In the Soviet Union too, similar research on EMP was being conducted. The same year Starfish Prime took place, Soviet scientists detonated a 300 kiloton bomb at an altitude of 290 km above Kazakhstan. To measure the effects of the EMP arising from the blast, they strung a 570 kilometer-long overhead telephone line and fitted them with fuses and gas-filled overvoltage protectors. The EMP from the test caused all the fuses to blow and all of the overvoltage protectors to fire along the entire length of the test-line. Furthermore, the EMP set on fire the electrical power plant in the city of Karaganda by inducing currents in a 1,000 km long shallow buried power cable. Despite the lower yield of the bomb, in comparison to that of Starfish Prime, the EMP damage caused by the Soviet bomb was much greater because the tests were done over a large populated land mass, and the earth’s greater magnetic filed at the location also assisted to concentrate the effects of the EMP.
From these tests it became apparent that EMPs were a threat, especially to military hardware, since modern militaries rely heavily on advanced electronics. Naval ships, aircraft, artillery pieces, armored vehicles, radars, military communication and data network, command and control centers, automated air defense weapon systems, etc., have substantial and critical electronic components that are vulnerable to EMP attacks. An e-bomb with a radius of a few kilometers could put out of action an entire battalion or a large number of airfields and naval vessels. And if an EMP is powerful enough, it can even disable an airplane in flight which could be potentially disastrous.

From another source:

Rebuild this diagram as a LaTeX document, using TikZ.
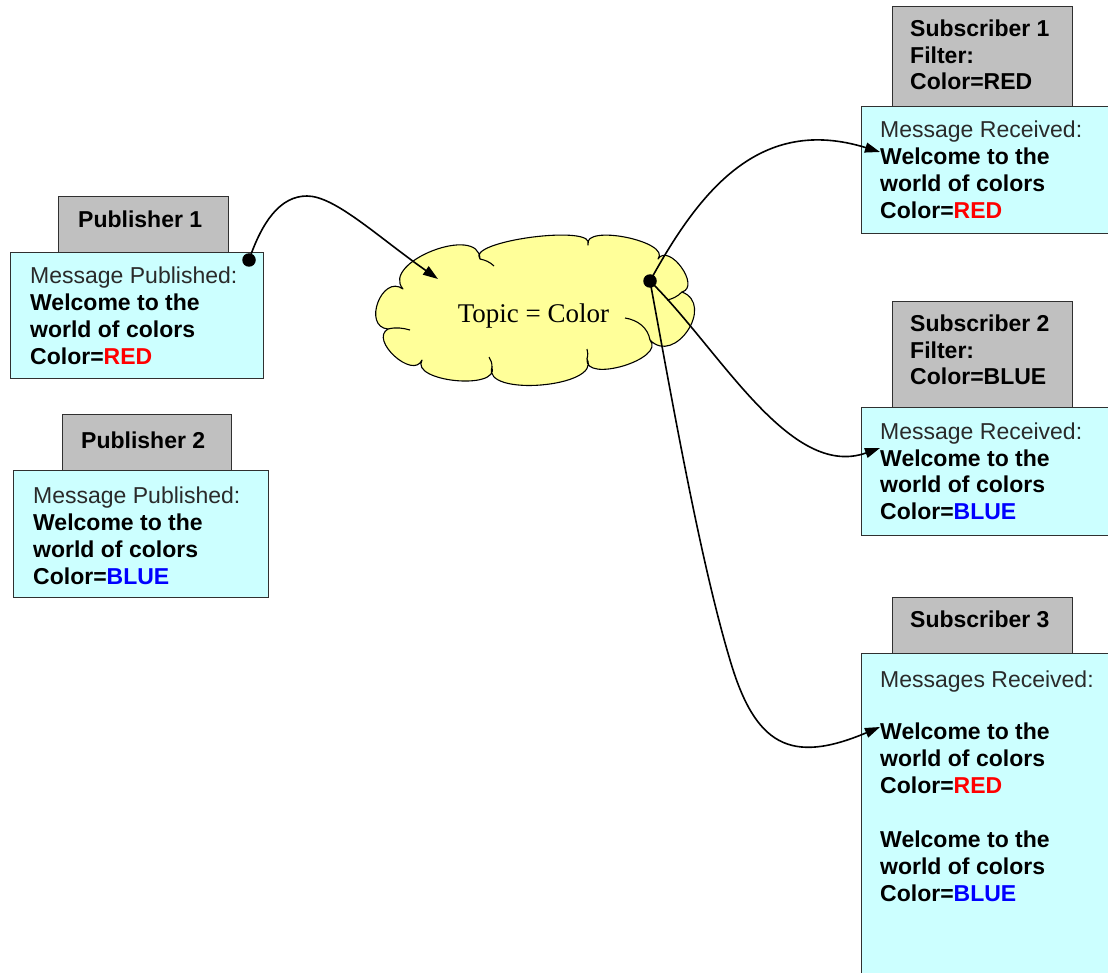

Hardening military hardware, primarily aircraft, became a major objective of the US Army. From the 1960s onwards, at least 18 separate EMP test facilities were built at air force bases across the country to test different parameters of an aircraft. All the tests followed the same basic principle—an aircraft was parked on the ground, and a short but powerful burst of electromagnetic radiation generated electrically was directed at it, and then its effects were studied. However, there was one basic flaw to the tests—the aircrafts were not flying and hence were subjected to almost twice the amount of radiation, one directly from the EMP generator and another reflected from the ground.
View of the Trestle on Google Earth.
ATLAS-1 was designed to minimize the effect of EMP being reflected from the ground, and to mimic as close as possible to an airplane flying while the test was being conducted. To do that, engineers at the Kirtland Air Force Base in Albuquerque built a huge wooden platform called the Trestle, inspired by those 19th-century railroad bridges, over a natural bowl-shaped arroyo. The platform was 200 feet square, with a 400-feet-long towpath and was 12 stories high—high enough to simulate an electrically neutral environment around the aircraft being tested, as if the plane was in flight.

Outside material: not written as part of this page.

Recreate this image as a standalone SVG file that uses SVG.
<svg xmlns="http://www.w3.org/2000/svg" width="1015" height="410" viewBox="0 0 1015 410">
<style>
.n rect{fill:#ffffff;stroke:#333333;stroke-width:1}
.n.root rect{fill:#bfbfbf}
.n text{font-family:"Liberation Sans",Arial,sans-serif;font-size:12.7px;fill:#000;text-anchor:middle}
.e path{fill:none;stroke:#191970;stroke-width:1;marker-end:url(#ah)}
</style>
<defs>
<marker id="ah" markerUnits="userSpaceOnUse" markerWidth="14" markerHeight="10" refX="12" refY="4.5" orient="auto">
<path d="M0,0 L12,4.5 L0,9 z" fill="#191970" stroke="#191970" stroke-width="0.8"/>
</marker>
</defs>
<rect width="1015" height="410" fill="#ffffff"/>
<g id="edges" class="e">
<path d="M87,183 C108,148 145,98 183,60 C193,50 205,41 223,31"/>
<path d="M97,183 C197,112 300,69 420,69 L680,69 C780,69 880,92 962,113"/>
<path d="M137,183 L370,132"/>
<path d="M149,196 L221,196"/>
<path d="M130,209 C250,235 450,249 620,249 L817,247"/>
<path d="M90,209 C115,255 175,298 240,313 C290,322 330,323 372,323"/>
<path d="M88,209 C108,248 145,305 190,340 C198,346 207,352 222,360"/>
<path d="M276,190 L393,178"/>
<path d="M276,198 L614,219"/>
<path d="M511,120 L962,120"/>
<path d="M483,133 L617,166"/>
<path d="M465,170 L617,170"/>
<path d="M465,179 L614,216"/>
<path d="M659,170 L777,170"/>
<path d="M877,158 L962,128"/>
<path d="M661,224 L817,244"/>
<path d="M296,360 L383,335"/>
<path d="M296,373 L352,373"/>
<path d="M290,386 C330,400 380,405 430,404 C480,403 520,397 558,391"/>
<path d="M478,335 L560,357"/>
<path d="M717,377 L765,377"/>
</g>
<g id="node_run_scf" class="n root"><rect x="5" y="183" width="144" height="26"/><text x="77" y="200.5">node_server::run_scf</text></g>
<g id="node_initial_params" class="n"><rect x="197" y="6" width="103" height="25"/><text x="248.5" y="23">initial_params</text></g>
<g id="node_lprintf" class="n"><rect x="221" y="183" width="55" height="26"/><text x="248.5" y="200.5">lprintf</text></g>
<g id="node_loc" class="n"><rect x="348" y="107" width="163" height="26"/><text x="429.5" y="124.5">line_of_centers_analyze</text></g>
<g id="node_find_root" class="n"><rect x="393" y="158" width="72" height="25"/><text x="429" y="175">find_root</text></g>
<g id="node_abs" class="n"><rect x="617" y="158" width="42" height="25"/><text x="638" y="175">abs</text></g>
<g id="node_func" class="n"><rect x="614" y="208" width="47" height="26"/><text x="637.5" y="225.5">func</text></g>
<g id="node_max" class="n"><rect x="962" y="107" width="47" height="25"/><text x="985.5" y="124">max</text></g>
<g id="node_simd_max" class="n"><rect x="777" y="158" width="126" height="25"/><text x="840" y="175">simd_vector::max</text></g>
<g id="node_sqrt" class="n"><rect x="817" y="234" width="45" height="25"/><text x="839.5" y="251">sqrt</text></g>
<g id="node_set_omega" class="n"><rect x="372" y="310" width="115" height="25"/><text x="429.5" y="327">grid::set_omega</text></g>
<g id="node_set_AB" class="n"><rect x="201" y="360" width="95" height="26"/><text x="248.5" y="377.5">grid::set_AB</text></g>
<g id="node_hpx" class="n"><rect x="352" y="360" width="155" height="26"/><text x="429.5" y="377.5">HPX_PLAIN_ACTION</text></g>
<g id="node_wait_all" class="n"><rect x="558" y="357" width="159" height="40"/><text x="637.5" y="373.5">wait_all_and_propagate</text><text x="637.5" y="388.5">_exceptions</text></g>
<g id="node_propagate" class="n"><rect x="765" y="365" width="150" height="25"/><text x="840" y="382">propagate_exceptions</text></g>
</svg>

The Trestle was strong enough to support a fully loaded B-52, then the largest and heaviest strategic bomber in the US inventory, yet it was built almost completely without metal to remove electrical interference. Even nuts and bolts were made out of wood. To provide better tensile strength, wooden boards were glued under heat and pressure to form massive elements. To date it is the world’s largest structure composed entirely of wood and glue laminate.
Wooden nuts and bolts.
While the Trestle is impressive to look, the most important component of ATLAS-1 was the generators. Two powerful Max generators, each capable of producing up to 5 megavolt of electrical potential was positioned on either side of the test platform. When fired simultaneously, it produced a short burst of energy 200 gigawatt in strength, comparable to the detonation of a nuclear bomb.
Strategic Air Command bombers were the primary objects tested at the Kirtland Air Force Base, but fighters, transport aircraft and even missiles were also tested for EMP hardness on the Trestle.
While EMP generation technology improved greatly over the years approaching energies in the terawatt range, the destructive EMP testing of aircraft was gradually replaced by far cheaper computer simulations, and in 1991, after the end of the Cold War, the ATLAS-I program was shut down.
The Trestle still stands in the arroyo, a few miles east of Albuquerque International Sunport. Efforts are on to preserve it as a national monument.
A B-52 bomber on top of the Trestle.